The genius of the framers of the Constitution is that they wrote a living document that was designed to be amended as we go. The founding fathers could not foresee the way the future would unfold or they would have warned us about cyber hacking and identity theft. The idea is to interpret the second amendment as it applies to today.
 Owning guns is a personal choice. There is no right or wrong if they are in the hands of responsible people. In light of the tragedies we have experienced in the last few years, I think most people can agree on stricter and better enforced gun regulations. That could be the place to start the dialogue with your friend. Something you can both agree on ...and go from there.

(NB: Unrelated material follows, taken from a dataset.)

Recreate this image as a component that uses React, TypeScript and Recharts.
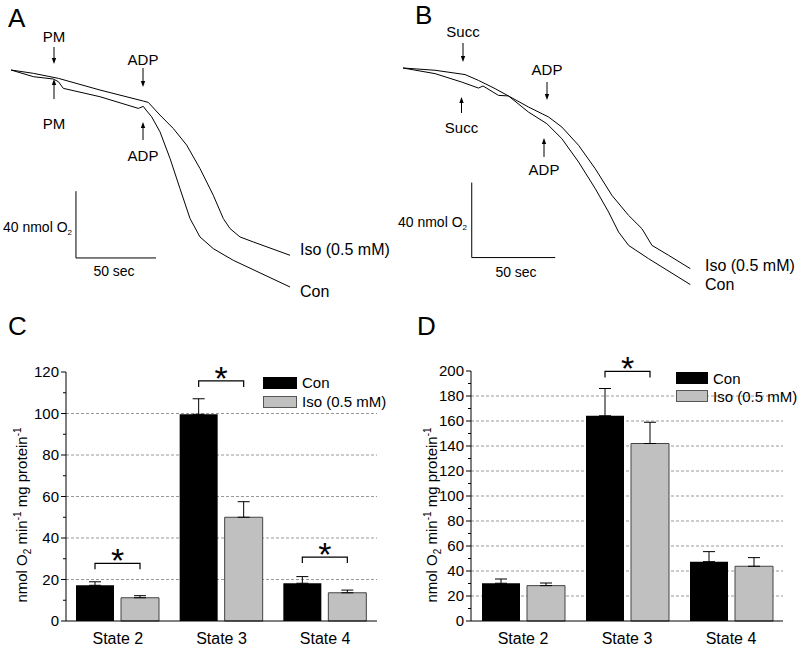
import React from "react";
import {
  LineChart,
  Line,
  XAxis,
  YAxis,
  BarChart,
  Bar,
  ErrorBar,
  CartesianGrid,
  Legend,
  ReferenceLine,
  Rectangle,
} from "recharts";

const FONT = '"Liberation Sans", Arial, Helvetica, sans-serif';
const BAR_GAP = 7;

// Panel A: pyruvate/malate traces (time in s, O2 in nmol)
const aConTime = [0, 14, 26.4, 29.6, 32.7, 55.6, 79.6, 82.7, 84.4, 87.9, 93.1, 99.4, 105.6, 111.9, 118.1, 126.4, 138.9, 174.4];
const aConO2 = [220, 216, 214.6, 213, 209, 204, 197, 198.2, 196, 192, 183, 167, 149, 131, 120, 113, 106, 90];
const aIsoTime = [0, 14, 27.5, 29.6, 55.6, 82.7, 85.8, 93.1, 101.4, 109.8, 118.1, 126.4, 132.7, 136.9, 143.1, 151.4, 174.4];
const aIsoO2 = [220, 218, 215.4, 215, 208, 201.4, 200.6, 193, 185, 175, 161, 145, 131, 125, 120, 117, 109];

// Panel B: succinate traces
const bConTime = [0, 19.2, 35.2, 45.2, 48, 57.2, 63.2, 75.2, 86.2, 95.2, 105.2, 115.2, 123.2, 129.2, 135.2, 147.2, 172.2];
const bConO2 = [220, 217, 212.5, 209.3, 210.4, 205.4, 205.1, 196.5, 190.3, 182.3, 169.9, 155.7, 143.2, 132.5, 125.4, 118.3, 104.5];
const bIsoTime = [0, 19.2, 37.2, 45.2, 55.2, 63.2, 75.2, 87.2, 95.2, 105.2, 115.2, 125.2, 135.2, 143.2, 149.2, 159.2, 172.2];
const bIsoO2 = [220, 218.8, 216.5, 213.4, 209, 205.1, 199.2, 193.9, 188.5, 178.8, 166.3, 152.1, 141.4, 134.3, 125.4, 120.1, 113];

// Panels C / D: respiration rates
const states = ["State 2", "State 3", "State 4"];

const conC = [17.2, 99.6, 18.2];
const conErrC = [1.7, 7.5, 3.2];
const isoC = [11.2, 50, 13.6];
const isoErrC = [1.0, 7.5, 1.3];
const sigC = [27.8, 115.7, 30.8];
const majorC = [0, 20, 40, 60, 80, 100, 120];
const minorC = [10, 30, 50, 70, 90, 110];
const gridC = [20, 40, 60, 80, 100];

const conD = [30.2, 164.2, 47.5];
const conErrD = [3.4, 21.8, 8];
const isoD = [28.3, 142, 43.8];
const isoErrD = [2.1, 17, 6.9];
const sigD = [null, 199.7, null];
const majorD = [0, 20, 40, 60, 80, 100, 120, 140, 160, 180, 200];
const minorD = [10, 30, 50, 70, 90, 110, 130, 150, 170, 190];
const gridD = [20, 40, 60, 80, 100, 120, 140, 160, 180];

const zipTrace = (t: number[], o2: number[]) => t.map((v, i) => ({ t: v, o2: o2[i] }));

const buildRows = (con: number[], conErr: number[], iso: number[], isoErr: number[], sig: (number | null)[]) =>
  states.map((s, i) => ({
    state: s,
    con: con[i],
    conErr: [0, conErr[i]],
    iso: iso[i],
    isoErr: [0, isoErr[i]],
    sig: sig[i],
  }));

function Trace({ left, top, width, height, yMin, con, iso, scaleT, scaleO2 }: any) {
  return (
    <div style={{ position: "absolute", left, top }}>
      <LineChart width={width} height={height} margin={{ top: 4, right: 4, bottom: 4, left: 4 }}>
        <XAxis type="number" dataKey="t" domain={[0, 175]} hide />
        <YAxis type="number" dataKey="o2" domain={[yMin, 220]} hide />
        <Line data={con} dataKey="o2" stroke="#000" strokeWidth={1} dot={false} isAnimationActive={false} />
        <Line data={iso} dataKey="o2" stroke="#000" strokeWidth={1} dot={false} isAnimationActive={false} />
        <ReferenceLine
          segment={[
            { x: scaleT, y: scaleO2 + 40 },
            { x: scaleT, y: scaleO2 },
          ]}
          stroke="#000"
          strokeWidth={1}
        />
        <ReferenceLine
          segment={[
            { x: scaleT, y: scaleO2 },
            { x: scaleT + 50, y: scaleO2 },
          ]}
          stroke="#000"
          strokeWidth={1}
        />
      </LineChart>
    </div>
  );
}

const YTick = (props: any) => {
  const { x, y, payload, labels } = props;
  const major = labels.includes(payload.value);
  return (
    <g>
      <line x1={x - (major ? 5 : 3)} x2={x} y1={y} y2={y} stroke="#000" strokeWidth={1} />
      {major && (
        <text x={x - 7} y={y} dy="0.36em" textAnchor="end" fontSize={15} fill="#000">
          {payload.value}
        </text>
      )}
    </g>
  );
};

const YTitle = ({ bx, cy }: any) => (
  <text transform={`rotate(-90 ${bx} ${cy})`} x={bx} y={cy} textAnchor="middle" fontSize={15} fill="#000">
    nmol O
    <tspan dy={4} fontSize={10}>2</tspan>
    <tspan dy={-4}> min</tspan>
    <tspan dy={-6} fontSize={10}>-1</tspan>
    <tspan dy={6}> mg protein</tspan>
    <tspan dy={-6} fontSize={10}>-1</tspan>
  </text>
);

const ConShape = (props: any) => {
  const { x, y, width, height, payload } = props;
  const sig = payload.sig;
  let bracket = null;
  if (sig != null) {
    const by = y + height - (sig * height) / payload.con;
    const x1 = x + width / 2;
    const x2 = x + width * 1.5 + BAR_GAP;
    bracket = (
      <g>
        <path d={`M${x1},${by + 6}V${by}H${x2}V${by + 6}`} fill="none" stroke="#000" strokeWidth={1.2} />
        <text x={(x1 + x2) / 2} y={by + 9} textAnchor="middle" fontSize={34} fill="#000">
          *
        </text>
      </g>
    );
  }
  return (
    <g>
      <Rectangle x={x} y={y} width={width} height={height} fill="#000" />
      {bracket}
    </g>
  );
};

const legendContent = (boxW: number, rowH: number) => (props: any) => (
  <div style={{ fontFamily: FONT, fontSize: 15, color: "#000" }}>
    {(props.payload || []).map((e: any) => (
      <div key={e.value} style={{ display: "flex", alignItems: "center", height: rowH }}>
        <span
          style={{
            display: "inline-block",
            width: boxW,
            height: 12,
            background: e.color,
            border: e.color === "#000" ? "none" : "1px solid #555",
            boxSizing: "border-box",
            marginRight: 5,
          }}
        />
        <span>{e.value}</span>
      </div>
    ))}
  </div>
);

function Rates({ left, rows, max, major, minor, grid, marginLeft, marginRight, marginTop, titleX, legendX, legendY, boxW, rowH }: any) {
  return (
    <div style={{ position: "absolute", left, top: 340 }}>
      <BarChart
        width={400}
        height={306}
        data={rows}
        barSize={38}
        barGap={BAR_GAP}
        margin={{ top: marginTop, right: marginRight, bottom: 0, left: marginLeft }}
      >
        <CartesianGrid vertical={false} horizontalValues={grid} stroke="#999" strokeDasharray="3 2" />
        <XAxis
          dataKey="state"
          axisLine={{ stroke: "#000" }}
          tickLine={false}
          tickSize={0}
          tickMargin={12}
          height={25}
          tick={{ fill: "#000", fontSize: 16 }}
        />
        <YAxis
          domain={[0, max]}
          ticks={[...major, ...minor]}
          interval={0}
          width={50}
          axisLine={{ stroke: "#000" }}
          tickLine={false}
          tickSize={0}
          tickMargin={0}
          tick={(p: any) => <YTick {...p} labels={major} />}
          label={<YTitle bx={titleX} cy={175} />}
        />
        <Legend
          layout="vertical"
          align="center"
          verticalAlign="middle"
          content={legendContent(boxW, rowH)}
          wrapperStyle={{ left: legendX, top: legendY, width: 130 }}
        />
        <Bar dataKey="con" name="Con" fill="#000" shape={ConShape} isAnimationActive={false}>
          <ErrorBar dataKey="conErr" width={6} stroke="#000" strokeWidth={1} direction="y" />
        </Bar>
        <Bar dataKey="iso" name="Iso (0.5 mM)" fill="#c0c0c0" stroke="#444" strokeWidth={1} isAnimationActive={false}>
          <ErrorBar dataKey="isoErr" width={6} stroke="#000" strokeWidth={1} direction="y" />
        </Bar>
      </BarChart>
    </div>
  );
}

const Arrow = ({ x, from, to }: any) => {
  const dir = to > from ? 1 : -1;
  return (
    <g>
      <line x1={x} x2={x} y1={from} y2={to - dir * 4} stroke="#000" strokeWidth={1} />
      <path d={`M${x - 2.2},${to - dir * 6}L${x + 2.2},${to - dir * 6}L${x},${to}Z`} fill="#000" />
    </g>
  );
};

const O2Label = ({ x, y }: any) => (
  <text x={x} y={y} textAnchor="end" fontSize={14}>
    40 nmol O<tspan dy={3} fontSize={8}>2</tspan>
  </text>
);

export default function App() {
  const rowsC = buildRows(conC, conErrC, isoC, isoErrC, sigC);
  const rowsD = buildRows(conD, conErrD, isoD, isoErrD, sigD);
  return (
    <div
      style={{
        position: "absolute",
        left: 0,
        top: 0,
        width: 800,
        height: 646,
        background: "#fff",
        fontFamily: FONT,
        overflow: "hidden",
      }}
    >
      <Trace
        left={7}
        top={66}
        width={288}
        height={225}
        yMin={90}
        con={zipTrace(aConTime, aConO2)}
        iso={zipTrace(aIsoTime, aIsoO2)}
        scaleT={40.6}
        scaleO2={107.4}
      />
      <Trace
        left={399}
        top={64}
        width={300}
        height={233}
        yMin={100}
        con={zipTrace(bConTime, bConO2)}
        iso={zipTrace(bIsoTime, bIsoO2)}
        scaleT={41.2}
        scaleO2={118.9}
      />
      <Rates
        left={0}
        rows={rowsC}
        max={120}
        major={majorC}
        minor={minorC}
        grid={gridC}
        marginLeft={16}
        marginRight={23}
        marginTop={32}
        titleX={27}
        legendX={263}
        legendY={33}
        boxW={34}
        rowH={19}
      />
      <Rates
        left={400}
        rows={rowsD}
        max={200}
        major={majorD}
        minor={minorD}
        grid={gridD}
        marginLeft={21}
        marginRight={17}
        marginTop={31}
        titleX={37}
        legendX={276}
        legendY={29}
        boxW={32}
        rowH={18}
      />
      <svg
        width={800}
        height={646}
        style={{ position: "absolute", left: 0, top: 0, pointerEvents: "none" }}
        fontFamily={FONT}
        fill="#000"
      >
        <text x={8} y={27} fontSize={26}>A</text>
        <text x={415} y={24} fontSize={26}>B</text>
        <text x={8} y={335} fontSize={26}>C</text>
        <text x={417} y={335} fontSize={26}>D</text>

        <g fontSize={15} textAnchor="middle">
          <text x={54} y={42}>PM</text>
          <text x={54} y={129}>PM</text>
          <text x={143} y={65}>ADP</text>
          <text x={143} y={161}>ADP</text>
          <text x={463} y={37}>Succ</text>
          <text x={461.5} y={133}>Succ</text>
          <text x={547} y={75}>ADP</text>
          <text x={544} y={175}>ADP</text>
        </g>
        <Arrow x={54} from={47} to={64} />
        <Arrow x={54} from={99} to={79} />
        <Arrow x={143} from={68} to={87} />
        <Arrow x={143} from={140} to={122} />
        <Arrow x={463} from={43} to={62} />
        <Arrow x={461.5} from={113} to={97} />
        <Arrow x={547} from={82} to={100} />
        <Arrow x={544} from={157} to={138} />

        <O2Label x={72} y={232} />
        <O2Label x={467} y={227} />
        <text x={114} y={276} fontSize={14} textAnchor="middle">50 sec</text>
        <text x={516} y={277} fontSize={14} textAnchor="middle">50 sec</text>

        <g fontSize={16}>
          <text x={300} y={255}>Iso (0.5 mM)</text>
          <text x={300} y={297}>Con</text>
          <text x={705} y={271}>Iso (0.5 mM)</text>
          <text x={705} y={290}>Con</text>
        </g>
      </svg>
    </div>
  );
}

If you can talk civilly about your beliefs, you may both come to an understanding of the pros and cons of both sides of this volatile issue. Extremes of any kind seldom steer you in the right direction. Enjoy the debate without making it an argument and learn from each other. Start talking .
Maxy

Dear Maxy ,
I hired a young man to work with me a couple of months ago . He seemed to have a lot of promise , but then it all seemed to fizzle . I would ask him to complete tasks ; when he completed them , he didn't bother to say anything . I told him that initiative is very important to me , as I operate a small business and really don't have time to hold his hand all day . Even though he seems to be very smart , he really never demonstrated initiative . What's worse is that a couple of times I asked him to meet me to bring me important paperwork , and each time he was at least 30 minutes late with no real apology . I am ready to let him go , less than 90 days in . I want to tell him why , as I may be able to help him in his next job . . How do you recommend I talk to him ?
End of Probation 
Dear End Of Probation ,
This is a problem that should have been addressed as each incident occurred. Each should have been discussed with the young man and documented . That's what a typical 90 day probationary period is all about...an indoctrination into the way you conduct business and an evaluation of the employee's performance. You should have a system set up, whereby, after a certain number of incidents the employee recieves a warning to give him a chance to improve his performance.
If said employee has reached the limit of your patience for inefficient work habits or tardiness then you have a record to show him that explains why you have to let him go. Go through it point by point so that there is no misunderstanding.
As for initiative...that is very hard to instill in someone, even with incentives. They either have it or they do not.
It is fairly obvious that the young man does not suit the job and should be dismissed. So, point out to him that he must work on improving these particular areas and improving his work ethic so that in his next job he will stand a better chance of success.